Circumventing Challenges: Design of Anodic Electrocatalysts for Hybrid Water Electrolysis Systems

Abstract Water electrolysis, driven by renewable energy resources, is a promising energy conversion technology that has gained intensive interest in recent years. However, conventional water electrolysis faces a number of challenges, including large thermodynamic potential gaps, valueless anodic products, explosive hydrogen/oxygen mixtures, reactive oxygen species, and limited pure water. Hybrid water electrolysis, appending different electrolytes in the anode compartment to circumvent the above‐mentioned challenges in conventional water electrolysis, is a particularly attractive alternative.
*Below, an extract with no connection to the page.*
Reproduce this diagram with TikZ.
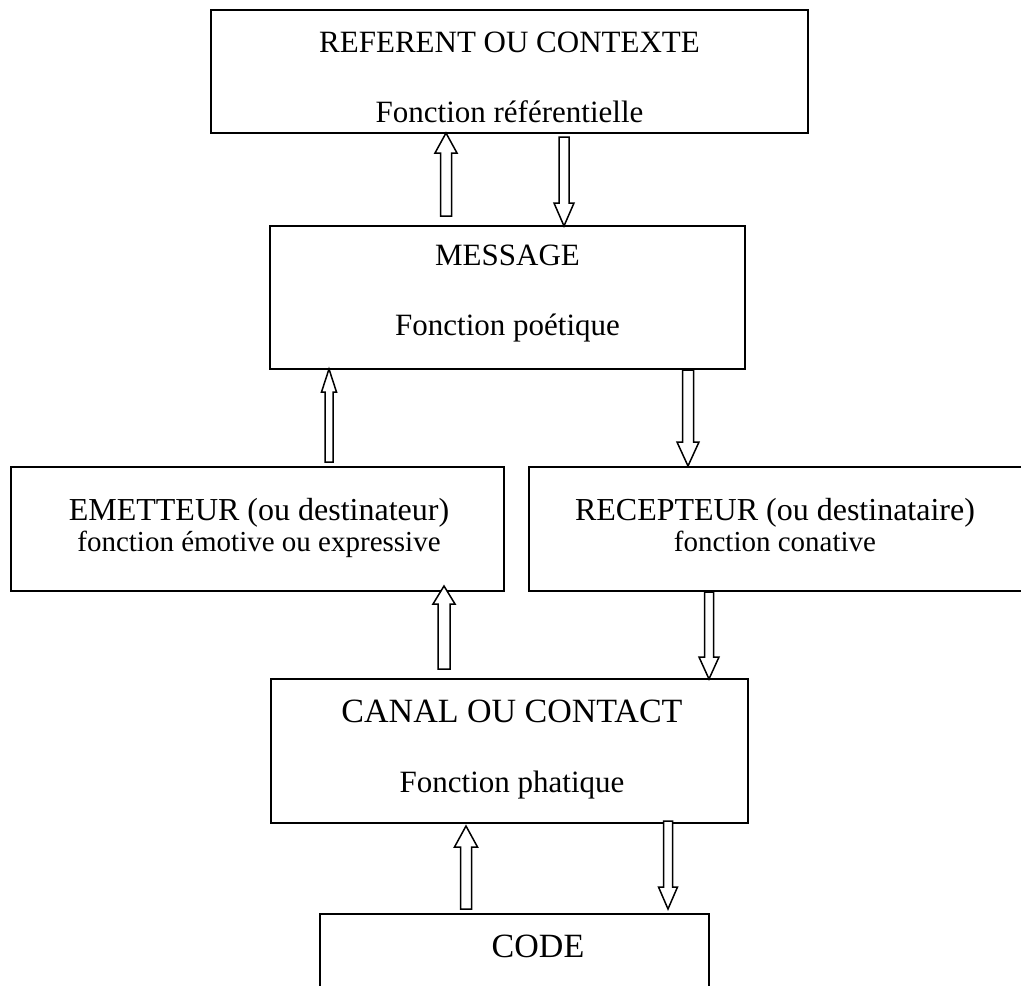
\documentclass[tikz,border=0pt]{standalone}
\usepackage{fontspec}
\setmainfont{Liberation Serif}
\newcommand\szA{\fontsize{31}{36}\selectfont}
\newcommand\szD{\fontsize{32}{37}\selectfont}
\newcommand\szB{\fontsize{29}{34}\selectfont}
\newcommand\szC{\fontsize{34}{40}\selectfont}
% up block arrow: x, tip y, tail y, shaft half width, head half width, head length
\newcommand\uparr[6]{\draw[barrow] (#1-#4,#3) -- (#1-#4,#2+#6) -- (#1-#5,#2+#6) -- (#1,#2) -- (#1+#5,#2+#6) -- (#1+#4,#2+#6) -- (#1+#4,#3) -- cycle;}
% down block arrow: x, tip y, tail y, shaft half width, head half width, head length
\newcommand\downarr[6]{\draw[barrow] (#1-#4,#3) -- (#1-#4,#2-#6) -- (#1-#5,#2-#6) -- (#1,#2) -- (#1+#5,#2-#6) -- (#1+#4,#2-#6) -- (#1+#4,#3) -- cycle;}
\begin{document}
\begin{tikzpicture}[x=1pt,y=-1pt,
  box/.style={draw, line width=1.7pt, anchor=north west, inner sep=0pt, outer sep=0pt},
  barrow/.style={draw, line width=1.5pt, fill=white, line join=miter},
  lbl/.style={anchor=base, inner sep=0pt, outer sep=0pt}]
\useasboundingbox (0,0) rectangle (1021,986);
\clip (0,0) rectangle (1021,986);
% boxes
\node[box, minimum width=597pt, minimum height=123pt] (ref) at (211,10) {};
\node[box, minimum width=475pt, minimum height=143pt] (msg) at (270,226) {};
\node[box, minimum width=493pt, minimum height=124pt] (emet) at (11,467) {};
\node[box, minimum width=500pt, minimum height=124pt] (recep) at (529,467) {};
\node[box, minimum width=477pt, minimum height=144pt] (canal) at (271,679) {};
\node[box, minimum width=389pt, minimum height=120pt] (code) at (320,914) {};
% texts
\node[lbl, font=\szA] (ref1) at (509.5,52) {REFERENT OU CONTEXTE};
\node[lbl, font=\szA] (ref2) at (509.5,122) {Fonction référentielle};
\node[lbl, font=\szA] (msg1) at (507.5,265) {MESSAGE};
\node[lbl, font=\szA] (msg2) at (507.5,335) {Fonction poétique};
\node[lbl, font=\szD] (emet1) at (259,520) {EMETTEUR (ou destinateur)};
\node[lbl, font=\szB] (emet2) at (259,551) {fonction émotive ou expressive};
\node[lbl, font=\szD] (recep1) at (775,520) {RECEPTEUR (ou destinataire)};
\node[lbl, font=\szB] (recep2) at (775,551) {fonction conative};
\node[lbl, font=\szC] (canal1) at (512,722) {CANAL OU CONTACT};
\node[lbl, font=\szA] (canal2) at (512,792) {Fonction phatique};
\node[lbl, font=\szC] (code1) at (538,957) {CODE};
% block arrows
\uparr{446}{133}{216}{5.5}{11}{20}
\downarr{564}{226}{137}{5}{10}{23}
\uparr{329}{369}{462}{4}{7.5}{23}
\downarr{688}{466}{370}{5.5}{11}{24}
\uparr{444}{586}{669}{6}{11}{18}
\downarr{709}{679}{592}{4.5}{10}{22}
\uparr{466}{826}{909}{5.5}{11.5}{21}
\downarr{668}{909}{821}{4.5}{9.5}{22}
\end{tikzpicture}
\end{document}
In this review, for the first time, a holistic and subtle description of hybrid water electrolysis is provided, focusing on the design of high‐activity/selectivity/stability anodic electrocatalysts for the electrochemical oxidation of various chemicals, such as alcohol, aldehyde, amine, urea and hydrazine, or the oxygen evolution reaction in seawater electrolytes. Comprehensive judging criteria for anodic oxidation reactions, electrocatalysts, and reaction parameters in hybrid water electrolysis are discussed. Some technoeconomic assessments, feasibility analyses, mechanism explorations, and correlation comparisons are involved. Finally, perspectives on and opportunities for future research directions in hybrid water electrolysis systems are outlined.